The Hamas regime in Gaza is, of course, not a High Contracting Party, and, more importantly, Israel has reason to fear both that aid provisions are diverted by Hamas and that a direct advantage is accrued to it by such diversions. Not only does Hamas take provisions for its own forces, but its authorities sell provisions donated by foreign bodies and use the money to finance its war. It’s notable that the first reports of Hamas’s financial difficulties emerged only in the past few weeks, once provisions were blocked.
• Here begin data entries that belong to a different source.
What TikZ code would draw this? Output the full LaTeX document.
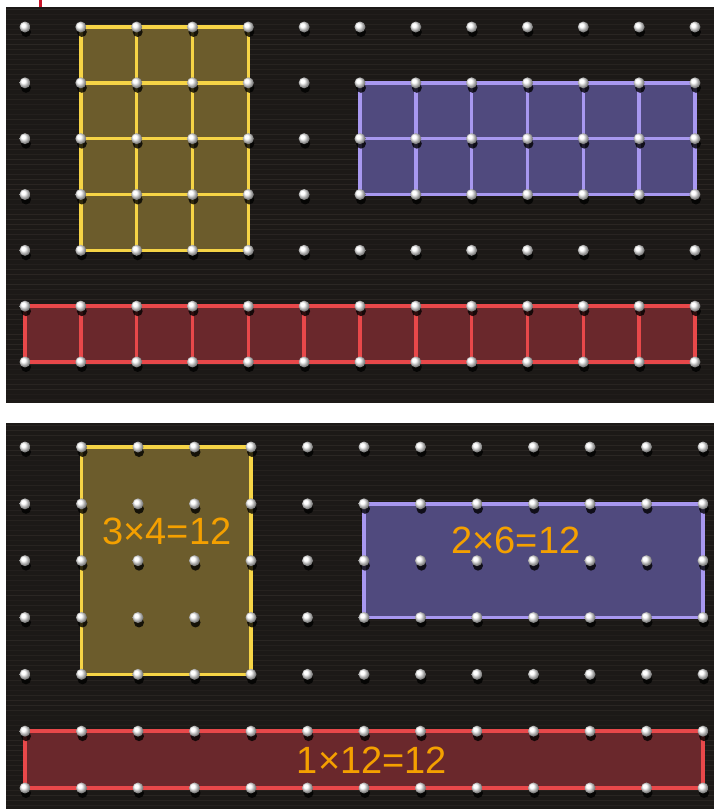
\documentclass[tikz,border=0pt]{standalone}
\usepackage{fontspec}
\setmainfont{Liberation Sans}
\definecolor{boardbg}{RGB}{28,25,23}
\definecolor{grain}{RGB}{60,54,50}
\definecolor{bandyellow}{RGB}{246,212,70}
\definecolor{fillyellow}{RGB}{108,92,44}
\definecolor{bandblue}{RGB}{168,152,240}
\definecolor{fillblue}{RGB}{80,74,126}
\definecolor{bandred}{RGB}{232,72,74}
\definecolor{fillred}{RGB}{106,40,44}
\definecolor{labelorange}{RGB}{244,160,0}
\definecolor{cutmark}{RGB}{200,20,40}
\tikzset{
  boardbox/.style={fill=boardbg},
  grainline/.style={grain,line width=0.8pt},
  band/.style={line width=3.6pt,line join=round,line cap=round},
  pegshade/.style={circle,fill=black,opacity=0.8,inner sep=0pt,minimum size=10pt},
  peg/.style={circle,inner sep=0pt,minimum size=11pt,shading=ball,ball color=white},
  numlab/.style={text=labelorange,font=\fontsize{38}{40}\selectfont,inner sep=0pt}
}

\begin{document}
\begin{tikzpicture}[x=1pt,y=-1pt]
  \useasboundingbox (0,0) rectangle (714,809);
  \fill[white] (0,0) rectangle (714,809);
  \draw[cutmark,line width=3pt] (40,0) -- (40,7);
  % the two boards
  \fill[boardbox] (6,7) rectangle (714,403);
  \fill[boardbox] (6,423) rectangle (714,809);
  \pgfmathsetseed{7}
  \foreach \k in {0,...,78} {
    \pgfmathsetmacro{\op}{0.15+0.35*rnd}
    \draw[grainline,opacity=\op] (6,{9+5*\k}) -- (714,{9+5*\k});
  }
  \foreach \k in {0,...,76} {
    \pgfmathsetmacro{\op}{0.15+0.35*rnd}
    \draw[grainline,opacity=\op] (6,{425+5*\k}) -- (714,{425+5*\k});
  }
  % peg positions
  \foreach \i in {0,...,12} {
    \foreach \j in {0,...,6} {
      \coordinate (t-\i-\j) at ({25+55.83*\i},{27+55.83*\j});
      \coordinate (b-\i-\j) at ({25+56.5*\i},{447+56.83*\j});
    }
  }
  % top board: unit squares
  \fill[fillyellow] (t-1-0) rectangle (t-4-4);
  \fill[fillblue] (t-6-1) rectangle (t-12-3);
  \fill[fillred] (t-0-5) rectangle (t-12-6);
  \foreach \i in {1,...,4} \draw[band,bandyellow] (t-\i-0) -- (t-\i-4);
  \foreach \j in {0,...,4} \draw[band,bandyellow] (t-1-\j) -- (t-4-\j);
  \foreach \i in {6,...,12} \draw[band,bandblue] (t-\i-1) -- (t-\i-3);
  \foreach \j in {1,...,3} \draw[band,bandblue] (t-6-\j) -- (t-12-\j);
  \foreach \i in {0,...,12} \draw[band,bandred] (t-\i-5) -- (t-\i-6);
  \foreach \j in {5,6} \draw[band,bandred] (t-0-\j) -- (t-12-\j);
  % bottom board: outlines and products
  \fill[fillyellow] (b-1-0) rectangle (b-4-4);
  \fill[fillblue] (b-6-1) rectangle (b-12-3);
  \fill[fillred] (b-0-5) rectangle (b-12-6);
  \draw[band,bandyellow] (b-1-0) rectangle (b-4-4);
  \draw[band,bandblue] (b-6-1) rectangle (b-12-3);
  \draw[band,bandred] (b-0-5) rectangle (b-12-6);
  % pegs
  \foreach \i in {0,...,12} {
    \foreach \j in {0,...,6} {
      \node[pegshade] at ([xshift=1pt,yshift=-5pt]t-\i-\j) {};
      \node[peg] (pt-\i-\j) at (t-\i-\j) {};
      \node[pegshade] at ([xshift=1pt,yshift=-5pt]b-\i-\j) {};
      \node[peg] (pb-\i-\j) at (b-\i-\j) {};
    }
  }
  \node[numlab] (lab-yellow) at (167,531) {3×4=12};
  \node[numlab] (lab-blue) at (516,540) {2×6=12};
  \node[numlab] (lab-red) at (372,760) {1×12=12};
\end{tikzpicture}
\end{document}
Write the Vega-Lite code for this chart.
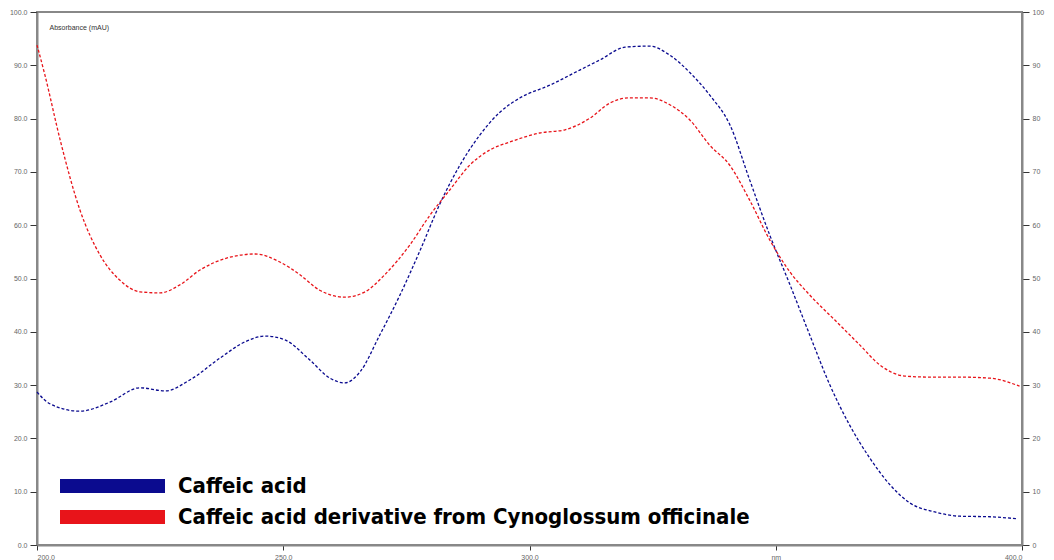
{
  "$schema": "https://vega.github.io/schema/vega-lite/v6.json",
  "autosize": {"type": "none"},
  "padding": {"left": 37, "top": 12, "right": 32, "bottom": 15},
  "width": 985,
  "height": 533,
  "background": "white",
  "config": {
    "view": {"stroke": "#888888", "strokeWidth": 2},
    "axis": {"labelFont": "Liberation Sans", "labelFontSize": 7, "labelColor": "#666666", "grid": false, "domainColor": "#888888", "domainWidth": 2, "tickColor": "#333333", "tickSize": 7, "labelPadding": 3},
    "legend": {"orient": "none", "title": null, "symbolType": "M-10.5,0H10.5", "symbolSize": 100, "symbolStrokeWidth": 14, "symbolDash": [1000, 0], "symbolOpacity": 1, "labelFont": "Liberation Sans Narrow, Arial Narrow, DejaVu Sans Condensed, Liberation Sans", "labelFontSize": 22, "labelFontWeight": "bold", "labelColor": "black", "labelLimit": 0, "labelOffset": 53.5, "padding": 0}
  },
  "data": {"values": [
    {"wl": 200.0, "v": 28.7, "s": "Caffeic acid"},
    {"wl": 202.6, "v": 26.5, "s": "Caffeic acid"},
    {"wl": 208.7, "v": 25.1, "s": "Caffeic acid"},
    {"wl": 214.8, "v": 26.8, "s": "Caffeic acid"},
    {"wl": 220.9, "v": 29.5, "s": "Caffeic acid"},
    {"wl": 226.0, "v": 28.9, "s": "Caffeic acid"},
    {"wl": 231.1, "v": 31.0, "s": "Caffeic acid"},
    {"wl": 237.2, "v": 35.1, "s": "Caffeic acid"},
    {"wl": 242.2, "v": 38.1, "s": "Caffeic acid"},
    {"wl": 246.3, "v": 39.2, "s": "Caffeic acid"},
    {"wl": 250.3, "v": 38.5, "s": "Caffeic acid"},
    {"wl": 255.4, "v": 34.7, "s": "Caffeic acid"},
    {"wl": 259.5, "v": 31.3, "s": "Caffeic acid"},
    {"wl": 262.5, "v": 30.4, "s": "Caffeic acid"},
    {"wl": 265.6, "v": 32.5, "s": "Caffeic acid"},
    {"wl": 269.6, "v": 39.4, "s": "Caffeic acid"},
    {"wl": 273.7, "v": 46.9, "s": "Caffeic acid"},
    {"wl": 277.8, "v": 55.3, "s": "Caffeic acid"},
    {"wl": 281.8, "v": 64.0, "s": "Caffeic acid"},
    {"wl": 285.9, "v": 71.3, "s": "Caffeic acid"},
    {"wl": 289.9, "v": 76.9, "s": "Caffeic acid"},
    {"wl": 294.0, "v": 81.2, "s": "Caffeic acid"},
    {"wl": 298.1, "v": 83.9, "s": "Caffeic acid"},
    {"wl": 304.2, "v": 86.3, "s": "Caffeic acid"},
    {"wl": 310.2, "v": 89.1, "s": "Caffeic acid"},
    {"wl": 314.3, "v": 91.0, "s": "Caffeic acid"},
    {"wl": 319.4, "v": 93.4, "s": "Caffeic acid"},
    {"wl": 324.4, "v": 93.6, "s": "Caffeic acid"},
    {"wl": 328.5, "v": 91.9, "s": "Caffeic acid"},
    {"wl": 332.6, "v": 88.6, "s": "Caffeic acid"},
    {"wl": 336.6, "v": 84.4, "s": "Caffeic acid"},
    {"wl": 340.7, "v": 78.8, "s": "Caffeic acid"},
    {"wl": 344.7, "v": 68.5, "s": "Caffeic acid"},
    {"wl": 348.8, "v": 58.1, "s": "Caffeic acid"},
    {"wl": 352.9, "v": 48.8, "s": "Caffeic acid"},
    {"wl": 356.9, "v": 39.4, "s": "Caffeic acid"},
    {"wl": 361.0, "v": 30.0, "s": "Caffeic acid"},
    {"wl": 365.0, "v": 22.5, "s": "Caffeic acid"},
    {"wl": 369.1, "v": 16.3, "s": "Caffeic acid"},
    {"wl": 373.2, "v": 11.3, "s": "Caffeic acid"},
    {"wl": 377.2, "v": 7.9, "s": "Caffeic acid"},
    {"wl": 382.3, "v": 6.2, "s": "Caffeic acid"},
    {"wl": 387.4, "v": 5.4, "s": "Caffeic acid"},
    {"wl": 393.5, "v": 5.3, "s": "Caffeic acid"},
    {"wl": 399.1, "v": 4.9, "s": "Caffeic acid"},
    {"wl": 200.0, "v": 93.8, "s": "Caffeic acid derivative from Cynoglossum officinale"},
    {"wl": 201.6, "v": 88.2, "s": "Caffeic acid derivative from Cynoglossum officinale"},
    {"wl": 204.7, "v": 76.0, "s": "Caffeic acid derivative from Cynoglossum officinale"},
    {"wl": 208.7, "v": 62.9, "s": "Caffeic acid derivative from Cynoglossum officinale"},
    {"wl": 212.8, "v": 54.4, "s": "Caffeic acid derivative from Cynoglossum officinale"},
    {"wl": 216.8, "v": 49.7, "s": "Caffeic acid derivative from Cynoglossum officinale"},
    {"wl": 220.9, "v": 47.5, "s": "Caffeic acid derivative from Cynoglossum officinale"},
    {"wl": 225.0, "v": 47.3, "s": "Caffeic acid derivative from Cynoglossum officinale"},
    {"wl": 229.0, "v": 48.8, "s": "Caffeic acid derivative from Cynoglossum officinale"},
    {"wl": 233.1, "v": 51.6, "s": "Caffeic acid derivative from Cynoglossum officinale"},
    {"wl": 239.2, "v": 54.0, "s": "Caffeic acid derivative from Cynoglossum officinale"},
    {"wl": 244.3, "v": 54.6, "s": "Caffeic acid derivative from Cynoglossum officinale"},
    {"wl": 249.3, "v": 53.1, "s": "Caffeic acid derivative from Cynoglossum officinale"},
    {"wl": 253.4, "v": 50.7, "s": "Caffeic acid derivative from Cynoglossum officinale"},
    {"wl": 257.4, "v": 47.8, "s": "Caffeic acid derivative from Cynoglossum officinale"},
    {"wl": 262.5, "v": 46.5, "s": "Caffeic acid derivative from Cynoglossum officinale"},
    {"wl": 266.6, "v": 47.5, "s": "Caffeic acid derivative from Cynoglossum officinale"},
    {"wl": 270.6, "v": 50.7, "s": "Caffeic acid derivative from Cynoglossum officinale"},
    {"wl": 275.7, "v": 56.3, "s": "Caffeic acid derivative from Cynoglossum officinale"},
    {"wl": 279.8, "v": 61.9, "s": "Caffeic acid derivative from Cynoglossum officinale"},
    {"wl": 283.8, "v": 66.6, "s": "Caffeic acid derivative from Cynoglossum officinale"},
    {"wl": 287.9, "v": 71.3, "s": "Caffeic acid derivative from Cynoglossum officinale"},
    {"wl": 291.9, "v": 74.1, "s": "Caffeic acid derivative from Cynoglossum officinale"},
    {"wl": 296.0, "v": 75.6, "s": "Caffeic acid derivative from Cynoglossum officinale"},
    {"wl": 302.1, "v": 77.3, "s": "Caffeic acid derivative from Cynoglossum officinale"},
    {"wl": 307.2, "v": 77.9, "s": "Caffeic acid derivative from Cynoglossum officinale"},
    {"wl": 312.3, "v": 80.1, "s": "Caffeic acid derivative from Cynoglossum officinale"},
    {"wl": 316.3, "v": 82.9, "s": "Caffeic acid derivative from Cynoglossum officinale"},
    {"wl": 320.4, "v": 83.9, "s": "Caffeic acid derivative from Cynoglossum officinale"},
    {"wl": 324.4, "v": 83.9, "s": "Caffeic acid derivative from Cynoglossum officinale"},
    {"wl": 328.5, "v": 82.6, "s": "Caffeic acid derivative from Cynoglossum officinale"},
    {"wl": 332.6, "v": 79.7, "s": "Caffeic acid derivative from Cynoglossum officinale"},
    {"wl": 336.6, "v": 75.0, "s": "Caffeic acid derivative from Cynoglossum officinale"},
    {"wl": 340.7, "v": 71.2, "s": "Caffeic acid derivative from Cynoglossum officinale"},
    {"wl": 344.7, "v": 64.7, "s": "Caffeic acid derivative from Cynoglossum officinale"},
    {"wl": 348.8, "v": 57.2, "s": "Caffeic acid derivative from Cynoglossum officinale"},
    {"wl": 352.9, "v": 51.2, "s": "Caffeic acid derivative from Cynoglossum officinale"},
    {"wl": 356.9, "v": 46.9, "s": "Caffeic acid derivative from Cynoglossum officinale"},
    {"wl": 362.0, "v": 42.2, "s": "Caffeic acid derivative from Cynoglossum officinale"},
    {"wl": 367.1, "v": 37.5, "s": "Caffeic acid derivative from Cynoglossum officinale"},
    {"wl": 371.1, "v": 33.8, "s": "Caffeic acid derivative from Cynoglossum officinale"},
    {"wl": 376.2, "v": 31.7, "s": "Caffeic acid derivative from Cynoglossum officinale"},
    {"wl": 381.3, "v": 31.5, "s": "Caffeic acid derivative from Cynoglossum officinale"},
    {"wl": 387.4, "v": 31.5, "s": "Caffeic acid derivative from Cynoglossum officinale"},
    {"wl": 393.5, "v": 31.3, "s": "Caffeic acid derivative from Cynoglossum officinale"},
    {"wl": 399.5, "v": 29.8, "s": "Caffeic acid derivative from Cynoglossum officinale"}
  ]},
  "layer": [
    {
      "transform": [{"filter": "datum.s === 'Caffeic acid'"}],
      "mark": {"type": "line", "interpolate": "monotone", "strokeWidth": 1.3, "strokeDash": [3, 2]},
      "encoding": {
        "x": {"field": "wl", "type": "quantitative", "scale": {"domain": [200, 400], "nice": false}, "axis": {"values": [200, 250, 300, 350, 400], "labelExpr": "datum.value == 350 ? 'nm' : format(datum.value, '.1f')", "title": null, "tickSize": 5}},
        "y": {"field": "v", "type": "quantitative", "scale": {"domain": [0, 100], "nice": false}, "axis": {"orient": "left", "values": [0, 10, 20, 30, 40, 50, 60, 70, 80, 90, 100], "format": ".1f", "title": "Absorbance (mAU)", "titleAngle": 0, "titleX": 12, "titleY": 15, "titleAlign": "left", "titleBaseline": "middle", "titleFontSize": 7, "titleFontWeight": "normal", "titleColor": "#333333", "titleFont": "Liberation Sans"}},
        "stroke": {"field": "s", "type": "nominal", "scale": {"domain": ["Caffeic acid"], "range": ["#0b0b8f"]}, "legend": {"legendX": 63.5, "legendY": 462}}
      }
    },
    {
      "transform": [{"filter": "datum.s !== 'Caffeic acid'"}],
      "mark": {"type": "line", "interpolate": "monotone", "strokeWidth": 1.3, "strokeDash": [3, 2]},
      "encoding": {
        "x": {"field": "wl", "type": "quantitative", "scale": {"domain": [200, 400], "nice": false}},
        "y": {"field": "v", "type": "quantitative", "scale": {"domain": [0, 100], "nice": false}, "axis": {"orient": "right", "values": [0, 10, 20, 30, 40, 50, 60, 70, 80, 90, 100], "format": "d", "title": null}},
        "color": {"field": "s", "type": "nominal", "scale": {"domain": ["Caffeic acid derivative from Cynoglossum officinale"], "range": ["#e8141a"]}, "legend": {"legendX": 63.5, "legendY": 493}}
      }
    }
  ],
  "resolve": {"scale": {"y": "independent"}}
}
Yet, since the war began, even European states considered friendly to Israel have repeatedly demanded that Israel “allow unhindered passage of humanitarian aid” and refrain from seizing territory or imposing “demographic change”—which means, in practice, that Gazan civilians can’t seek refuge abroad. These principles don’t merely constitute a separate system of international law that applies only to Israel, but prolong the suffering of the people they are ostensibly meant to protect:

By insisting that Hamas can’t lose any territory in the war it launched, the international community has invented a norm that never before existed and removed one of the few levers Israel has to pressure it to end the war and release the hostages.

These commitments have . . . made the plight of the hostages much worse and much longer. They made the war much longer than necessary and much deadlier for both sides. And they locked a large civilian population in a war zone where the de-facto governing authority was not only indifferent to civilian losses on its own side, but actually had much to gain by it.